Targeted vaccination against current and future corona viruses

The outbreak of the corona virus disease 2019 (COVID-19) has posed a serious threat to global public health, calling for the imminent development of safe and effective prophylactics and therapeutics against infection of its causative agent, severe acute respiratory syndrome coronavirus 2 (SARS-CoV-2). It is becoming clear that SARS-CoV-2 succeeds in evading immunity, resulting in long recovery times and associated deaths.

The applicant research group has developed technology, called immuno-Boost (iBoost), for the effective vaccination against non- or low-immunogenic proteins in cancer, through recombinant designer proteins. This technology has been licensed to CimCure B.V, a partner in the consortium for this project. iBoost is perfectly suited for targeted vaccination against preferred domains in the spike protein S of SARS-CoV-2, thereby overcoming immune evasion. As SARS-CoV-2 enters cells through binding of S, via its Receptor Binding Domain (RBD), to the cellular receptor angiotensin converting enzyme-2 (ACE-2), it is likely that antibody responses against RBD will prevent infection, as was demonstrated for other coronaviruses.
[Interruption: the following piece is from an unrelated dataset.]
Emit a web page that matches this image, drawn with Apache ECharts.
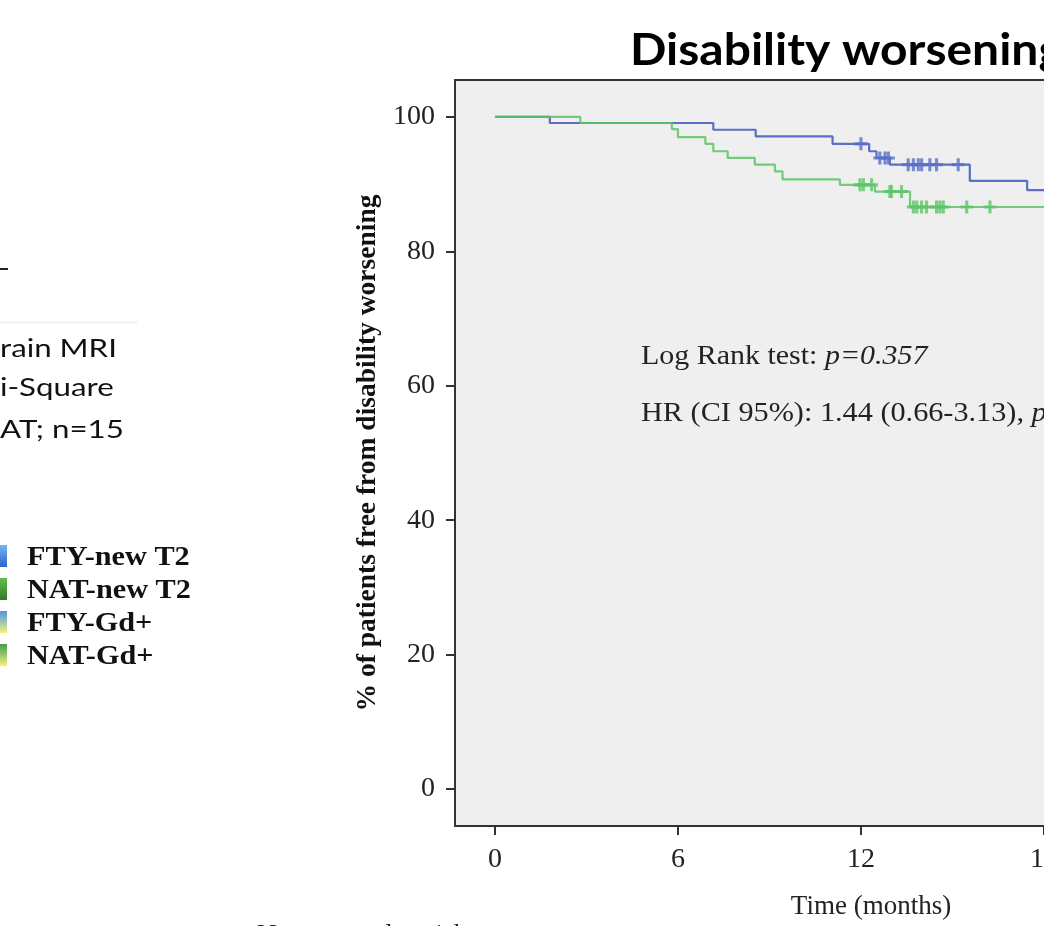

The iBoost technology will be used to make vaccines against RBD of SARS-CoV-2. This will be done following a number of different strategies. Strategy 1 will fast track a full RBD protein vaccine, and is planned to have a product for testing in the clinic after 6 months. Strategy 2 is based on targeting conserved sequences of RBD of SARS-COV-2 and previous coronaviruses (SARS-CoV and MERS-CoV). An engineered construct with these sequences will be produced. Strategy 3 is based on the best exposed domains in RBD. It was found that these sequences are among the most conserved regions in RBD, a finding that suggests these sequences of key importance for virus entry into cells.

Vaccines from all three approaches will be tested in a validated hamster model that is available to the consortium. Generated antibodies will be tested in in vitro virus neutralisation assays, as well as in vivo for protection against SARS-CoV-2-induced adverse effects/infection. It is expected that at least one vaccine will enter clinical studies after 6 months (vaccine #1) or at the end of the project (vaccines #2 and #3).